Après des mois de débats acharnés, Donald Trump a tranché : les Etats-Unis devraient accueillir au maximum 45 000 réfugiés au cours de l'année fiscale 2018. Révélée par le Wall Street Journal, mais pas encore officialisée par la Maison Blanche, cette limite, si elle est confirmée, serait la plus basse depuis 1980 et l'adoption du Refugee Act, une loi chargeant le président américain de fixer le plafond annuel de réfugiés accueillis dans le pays. Depuis cette date, ce plafond s'est élevé en moyenne à 95 000. Ronald Reagan (67 000 en 1986) détenait jusqu'à présent le record le plus bas, Barack Obama (110 000 en 2017) le plus élevé.

Attendue de longue date, cette décision marque la fin d’intenses discussions au sein de l’administration. La frange la plus dure, incarnée par le conseiller stratégique Stephen Bannon (limogé en août) et le conseiller politique Stephen Miller, plaidait pour une réduction encore plus drastique, avec un plafond autour de 15 000 réfugiés. A l’inverse, les responsables de la diplomatie américaine et du Pentagone avaient recommandé à Donald Trump d’autoriser l’accueil d’au moins 50 000 réfugiés.

Compromis désastreux

De ce point de vue, la décision de Trump sonne comme un nouvel échec pour Stephen Miller et les partisans d’une ligne draconienne en matière d’immigration. Au début du mois, Miller avait déjà été désavoué sur la question des Dreamers, les migrants arrivés très jeunes aux Etats-Unis et protégés par le programme DACA, mis en place par Barack Obama. Alors que Miller réclamait la fin immédiate du DACA, Donald Trump en a annoncé l'expiration dans un délai de six mois, afin de laisser au Congrès le temps de légiférer sur le sujet.

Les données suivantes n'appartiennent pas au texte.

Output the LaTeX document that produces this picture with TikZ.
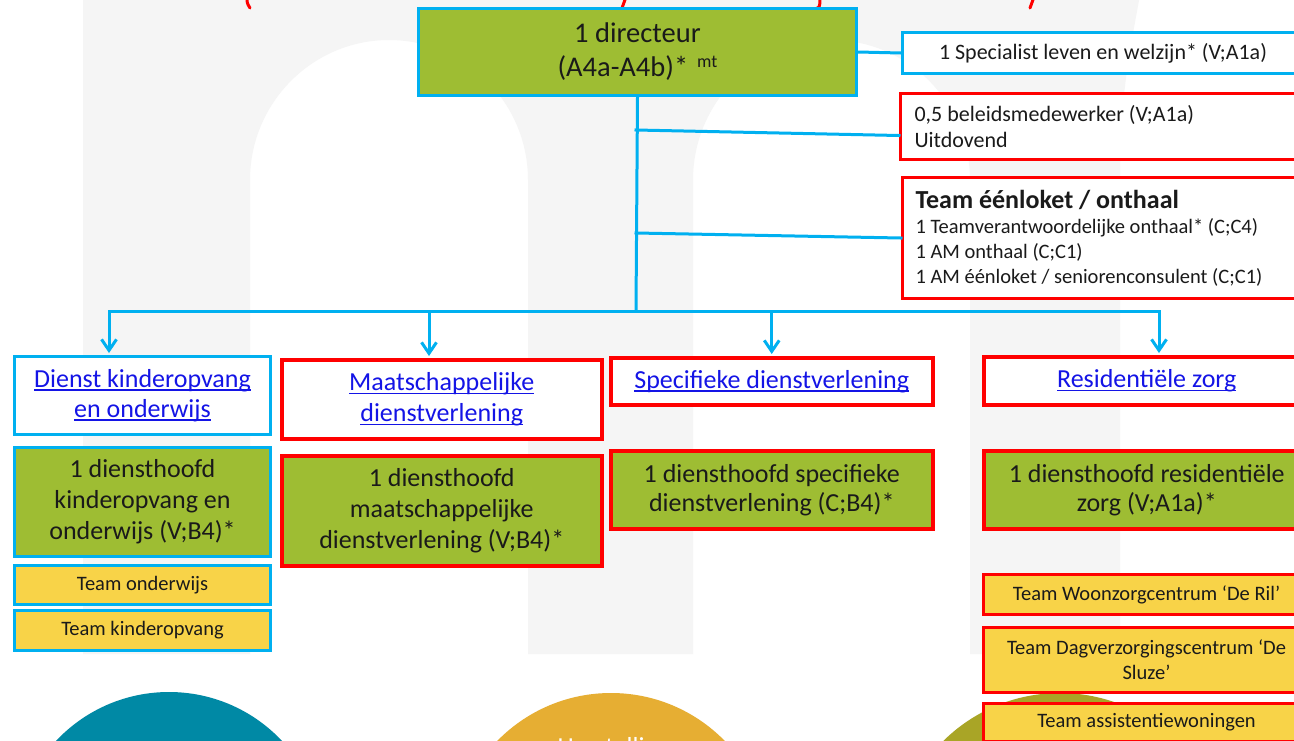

Si la limite de 45 000 réfugiés fait donc figure de compromis, elle n'en reste pas moins désastreuse sur le plan humanitaire. Selon les agences spécialisées chargées de réinstaller les réfugiés sur le territoire américain, il faudrait au minimum 75 000 admissions aux Etats-Unis, compte tenu de l'ampleur des besoins. Selon le Haut Commissariat de l'ONU pour réfugiés (HCR), le nombre de réfugiés a atteint fin 2016 un nouveau record : 22,5 millions de personnes, dont une moitié d'enfants. Les Syriens (5,5 millions), les Afghans (2,5 millions) et les Sud-Soudanais (1,4 million) sont les nationalités les plus touchées. Du côté des pays d'accueil, la Turquie (près de 3 millions), le Pakistan (1,4 million) et le Liban (1 million) sont les nations les plus généreuses, suivies de l'Iran, l'Ethiopie et la Jordanie.

«Une ombre noire»

A la tribune de l'Assemblée générale de l'ONU, mi-septembre, Donald Trump avait clairement affiché sa préférence : aider les réfugiés dans leur région d'origine plutôt que les accueillir aux Etats-Unis. Avec, comme argument principal, des considérations budgétaires. «Avec la somme que nous dépensons pour installer un réfugié aux Etats-Unis, nous pouvons en aider dix dans leur région d'origine. Par bonté de cœur, nous offrons une aide financière aux pays d'accueil dans la région, et nous soutenons l'accord récent trouvé par les pays du G20 qui vont chercher à accueillir les réfugiés aussi près que possible de leur pays d'origine. C'est une approche sûre, responsable et humanitaire», avait lancé le président américain.

Un avis que ne partagent évidemment pas les organisations spécialisées. «Aujourd'hui, une ombre noire recouvre l'héritage et la promesse américaine de protéger les réfugiés», déplore Linda Hartke, présidente de l'ONG Lutheran Immigration and Refugee Service, l'une des neuf agences qui travaillent avec le gouvernement américain pour accueillir les réfugiés. «La menace de réduire drastiquement le plafond d'arrivées de réfugiés aux Etats-Unis est contraire aux valeurs américaines et à l'esprit de générosité qui anime les églises et les communautés de notre pays», ajoute-t-elle dans les colonnes du New York Times.

Rapport ignoré

De son côté, l'ONG Refugees International se dit «profondément déçue» par la décision de Donald Trump. «A un moment où le nombre de personnes déplacées de force à travers le monde atteint un niveau record, ce n'est pas le moment pour les Etats-Unis d'abandonner leur leadership mondial sur un sujet aussi critique», tance son président, Eric Schwartz. Lequel reproche en outre à la Maison Blanche d'ignorer «les bienfaits que les réfugiés réinstallés aux Etats-Unis apportent à notre économie». Il y a quelques jours, le New York Times a en effet révélé l'existence d'un rapport qui balaie les arguments de l'administration Trump. Selon cette étude officielle réalisée par le ministère de la Santé (Department of Health and Human Services), les réfugiés accueillis aux Etats-Unis ont rapporté en dix ans 63 milliards de dollars de plus que le coût de leur installation. En contradiction totale avec la rhétorique de l'administration Trump, les conclusions de ce rapport interne – mais jamais rendu public – ont été rejetées en bloc par la Maison Blanche.